### Input for this task

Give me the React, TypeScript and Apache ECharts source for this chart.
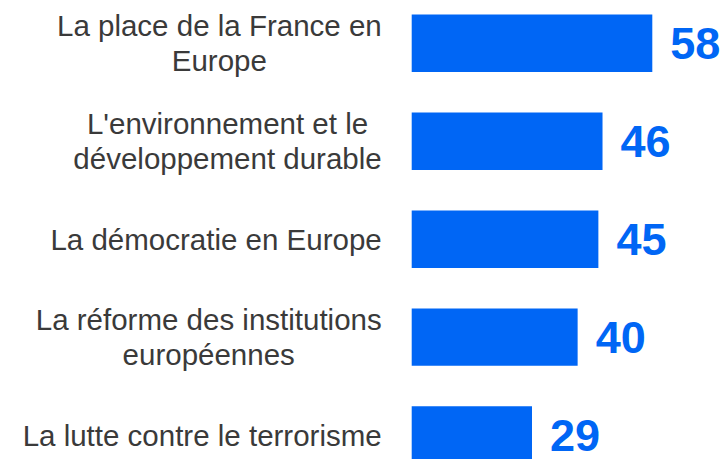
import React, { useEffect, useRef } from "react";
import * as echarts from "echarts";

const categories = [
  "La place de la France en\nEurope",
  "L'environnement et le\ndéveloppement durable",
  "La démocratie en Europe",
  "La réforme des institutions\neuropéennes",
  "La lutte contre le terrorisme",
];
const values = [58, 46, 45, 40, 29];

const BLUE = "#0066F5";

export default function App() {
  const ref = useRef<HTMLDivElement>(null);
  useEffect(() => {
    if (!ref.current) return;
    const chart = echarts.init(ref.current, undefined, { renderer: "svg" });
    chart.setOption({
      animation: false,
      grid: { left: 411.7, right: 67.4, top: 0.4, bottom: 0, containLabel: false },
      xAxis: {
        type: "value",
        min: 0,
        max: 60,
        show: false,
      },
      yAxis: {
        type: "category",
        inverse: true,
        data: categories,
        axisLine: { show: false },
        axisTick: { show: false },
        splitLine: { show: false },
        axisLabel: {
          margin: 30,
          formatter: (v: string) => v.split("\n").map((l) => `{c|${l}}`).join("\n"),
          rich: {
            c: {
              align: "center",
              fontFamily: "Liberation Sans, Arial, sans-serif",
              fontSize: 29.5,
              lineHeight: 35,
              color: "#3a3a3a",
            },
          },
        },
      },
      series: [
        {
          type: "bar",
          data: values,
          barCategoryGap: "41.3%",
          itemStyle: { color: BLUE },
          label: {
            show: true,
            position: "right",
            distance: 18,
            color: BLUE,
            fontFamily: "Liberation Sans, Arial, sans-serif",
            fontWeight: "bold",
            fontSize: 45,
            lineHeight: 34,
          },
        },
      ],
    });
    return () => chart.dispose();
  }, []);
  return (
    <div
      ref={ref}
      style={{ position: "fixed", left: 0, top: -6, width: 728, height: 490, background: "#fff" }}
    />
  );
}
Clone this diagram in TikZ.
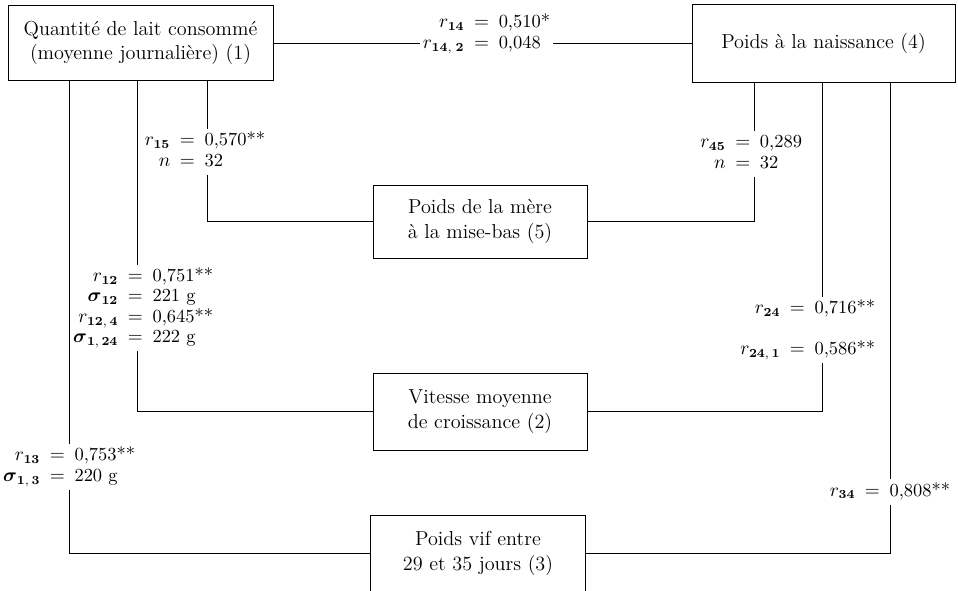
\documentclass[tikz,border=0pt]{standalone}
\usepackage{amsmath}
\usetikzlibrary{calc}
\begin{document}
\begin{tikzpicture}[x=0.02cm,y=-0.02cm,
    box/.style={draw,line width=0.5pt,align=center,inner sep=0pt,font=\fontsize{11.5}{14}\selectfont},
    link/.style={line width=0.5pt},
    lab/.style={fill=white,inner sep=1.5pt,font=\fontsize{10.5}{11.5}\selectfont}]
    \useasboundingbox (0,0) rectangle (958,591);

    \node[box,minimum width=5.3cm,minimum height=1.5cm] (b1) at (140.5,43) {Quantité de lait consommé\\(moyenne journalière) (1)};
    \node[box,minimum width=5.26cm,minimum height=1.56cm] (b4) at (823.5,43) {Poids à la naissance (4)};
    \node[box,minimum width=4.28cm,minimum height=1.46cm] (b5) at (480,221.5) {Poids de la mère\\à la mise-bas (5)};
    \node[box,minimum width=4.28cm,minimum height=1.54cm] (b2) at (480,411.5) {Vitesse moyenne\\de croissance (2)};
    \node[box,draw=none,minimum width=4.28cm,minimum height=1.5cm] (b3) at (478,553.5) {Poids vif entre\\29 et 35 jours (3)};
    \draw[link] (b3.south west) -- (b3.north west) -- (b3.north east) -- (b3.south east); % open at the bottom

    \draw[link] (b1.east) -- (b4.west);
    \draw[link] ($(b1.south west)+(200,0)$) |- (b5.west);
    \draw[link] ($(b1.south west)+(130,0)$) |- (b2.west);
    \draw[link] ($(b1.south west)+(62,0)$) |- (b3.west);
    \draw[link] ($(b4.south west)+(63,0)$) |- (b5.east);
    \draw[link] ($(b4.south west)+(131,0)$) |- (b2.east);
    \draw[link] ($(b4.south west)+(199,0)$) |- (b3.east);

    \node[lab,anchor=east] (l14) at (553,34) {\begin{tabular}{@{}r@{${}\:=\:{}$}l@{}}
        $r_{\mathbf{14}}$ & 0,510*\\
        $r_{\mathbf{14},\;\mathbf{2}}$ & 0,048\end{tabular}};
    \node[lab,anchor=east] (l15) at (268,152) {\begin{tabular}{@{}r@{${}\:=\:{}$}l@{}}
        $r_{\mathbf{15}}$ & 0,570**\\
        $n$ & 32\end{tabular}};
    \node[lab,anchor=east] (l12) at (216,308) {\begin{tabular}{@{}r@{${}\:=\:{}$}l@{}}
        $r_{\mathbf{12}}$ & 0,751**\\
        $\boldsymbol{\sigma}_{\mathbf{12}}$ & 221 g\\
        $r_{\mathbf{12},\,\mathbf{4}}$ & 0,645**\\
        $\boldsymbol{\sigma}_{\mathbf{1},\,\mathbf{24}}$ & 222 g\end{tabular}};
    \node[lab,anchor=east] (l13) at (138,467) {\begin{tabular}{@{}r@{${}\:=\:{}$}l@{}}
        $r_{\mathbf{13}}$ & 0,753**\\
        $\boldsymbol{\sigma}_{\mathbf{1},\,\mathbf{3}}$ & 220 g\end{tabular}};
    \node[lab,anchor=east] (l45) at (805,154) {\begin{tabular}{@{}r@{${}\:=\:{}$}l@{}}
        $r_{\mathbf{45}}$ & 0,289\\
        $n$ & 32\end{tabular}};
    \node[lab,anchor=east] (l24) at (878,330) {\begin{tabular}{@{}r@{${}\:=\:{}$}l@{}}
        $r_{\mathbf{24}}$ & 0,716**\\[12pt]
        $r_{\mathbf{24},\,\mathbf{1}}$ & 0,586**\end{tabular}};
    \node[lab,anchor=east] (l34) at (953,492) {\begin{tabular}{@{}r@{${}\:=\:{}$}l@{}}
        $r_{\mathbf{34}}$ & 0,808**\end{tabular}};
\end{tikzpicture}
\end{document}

######

— Task instructions —
Pictures excluded, quote all the data above exactly.

— Reply —
Give me the React, TypeScript and Apache ECharts source for this chart.
import React, { useEffect, useRef } from "react";
import * as echarts from "echarts";

const categories = [
  "La place de la France en\nEurope",
  "L'environnement et le\ndéveloppement durable",
  "La démocratie en Europe",
  "La réforme des institutions\neuropéennes",
  "La lutte contre le terrorisme",
];
const values = [58, 46, 45, 40, 29];

const BLUE = "#0066F5";

export default function App() {
  const ref = useRef<HTMLDivElement>(null);
  useEffect(() => {
    if (!ref.current) return;
    const chart = echarts.init(ref.current, undefined, { renderer: "svg" });
    chart.setOption({
      animation: false,
      grid: { left: 411.7, right: 67.4, top: 0.4, bottom: 0, containLabel: false },
      xAxis: {
        type: "value",
        min: 0,
        max: 60,
        show: false,
      },
      yAxis: {
        type: "category",
        inverse: true,
        data: categories,
        axisLine: { show: false },
        axisTick: { show: false },
        splitLine: { show: false },
        axisLabel: {
          margin: 30,
          formatter: (v: string) => v.split("\n").map((l) => `{c|${l}}`).join("\n"),
          rich: {
            c: {
              align: "center",
              fontFamily: "Liberation Sans, Arial, sans-serif",
              fontSize: 29.5,
              lineHeight: 35,
              color: "#3a3a3a",
            },
          },
        },
      },
      series: [
        {
          type: "bar",
          data: values,
          barCategoryGap: "41.3%",
          itemStyle: { color: BLUE },
          label: {
            show: true,
            position: "right",
            distance: 18,
            color: BLUE,
            fontFamily: "Liberation Sans, Arial, sans-serif",
            fontWeight: "bold",
            fontSize: 45,
            lineHeight: 34,
          },
        },
      ],
    });
    return () => chart.dispose();
  }, []);
  return (
    <div
      ref={ref}
      style={{ position: "fixed", left: 0, top: -6, width: 728, height: 490, background: "#fff" }}
    />
  );
}
Clone this diagram in TikZ.
\documentclass[tikz,border=0pt]{standalone}
\usepackage{amsmath}
\usetikzlibrary{calc}
\begin{document}
\begin{tikzpicture}[x=0.02cm,y=-0.02cm,
    box/.style={draw,line width=0.5pt,align=center,inner sep=0pt,font=\fontsize{11.5}{14}\selectfont},
    link/.style={line width=0.5pt},
    lab/.style={fill=white,inner sep=1.5pt,font=\fontsize{10.5}{11.5}\selectfont}]
    \useasboundingbox (0,0) rectangle (958,591);

    \node[box,minimum width=5.3cm,minimum height=1.5cm] (b1) at (140.5,43) {Quantité de lait consommé\\(moyenne journalière) (1)};
    \node[box,minimum width=5.26cm,minimum height=1.56cm] (b4) at (823.5,43) {Poids à la naissance (4)};
    \node[box,minimum width=4.28cm,minimum height=1.46cm] (b5) at (480,221.5) {Poids de la mère\\à la mise-bas (5)};
    \node[box,minimum width=4.28cm,minimum height=1.54cm] (b2) at (480,411.5) {Vitesse moyenne\\de croissance (2)};
    \node[box,draw=none,minimum width=4.28cm,minimum height=1.5cm] (b3) at (478,553.5) {Poids vif entre\\29 et 35 jours (3)};
    \draw[link] (b3.south west) -- (b3.north west) -- (b3.north east) -- (b3.south east); % open at the bottom

    \draw[link] (b1.east) -- (b4.west);
    \draw[link] ($(b1.south west)+(200,0)$) |- (b5.west);
    \draw[link] ($(b1.south west)+(130,0)$) |- (b2.west);
    \draw[link] ($(b1.south west)+(62,0)$) |- (b3.west);
    \draw[link] ($(b4.south west)+(63,0)$) |- (b5.east);
    \draw[link] ($(b4.south west)+(131,0)$) |- (b2.east);
    \draw[link] ($(b4.south west)+(199,0)$) |- (b3.east);

    \node[lab,anchor=east] (l14) at (553,34) {\begin{tabular}{@{}r@{${}\:=\:{}$}l@{}}
        $r_{\mathbf{14}}$ & 0,510*\\
        $r_{\mathbf{14},\;\mathbf{2}}$ & 0,048\end{tabular}};
    \node[lab,anchor=east] (l15) at (268,152) {\begin{tabular}{@{}r@{${}\:=\:{}$}l@{}}
        $r_{\mathbf{15}}$ & 0,570**\\
        $n$ & 32\end{tabular}};
    \node[lab,anchor=east] (l12) at (216,308) {\begin{tabular}{@{}r@{${}\:=\:{}$}l@{}}
        $r_{\mathbf{12}}$ & 0,751**\\
        $\boldsymbol{\sigma}_{\mathbf{12}}$ & 221 g\\
        $r_{\mathbf{12},\,\mathbf{4}}$ & 0,645**\\
        $\boldsymbol{\sigma}_{\mathbf{1},\,\mathbf{24}}$ & 222 g\end{tabular}};
    \node[lab,anchor=east] (l13) at (138,467) {\begin{tabular}{@{}r@{${}\:=\:{}$}l@{}}
        $r_{\mathbf{13}}$ & 0,753**\\
        $\boldsymbol{\sigma}_{\mathbf{1},\,\mathbf{3}}$ & 220 g\end{tabular}};
    \node[lab,anchor=east] (l45) at (805,154) {\begin{tabular}{@{}r@{${}\:=\:{}$}l@{}}
        $r_{\mathbf{45}}$ & 0,289\\
        $n$ & 32\end{tabular}};
    \node[lab,anchor=east] (l24) at (878,330) {\begin{tabular}{@{}r@{${}\:=\:{}$}l@{}}
        $r_{\mathbf{24}}$ & 0,716**\\[12pt]
        $r_{\mathbf{24},\,\mathbf{1}}$ & 0,586**\end{tabular}};
    \node[lab,anchor=east] (l34) at (953,492) {\begin{tabular}{@{}r@{${}\:=\:{}$}l@{}}
        $r_{\mathbf{34}}$ & 0,808**\end{tabular}};
\end{tikzpicture}
\end{document}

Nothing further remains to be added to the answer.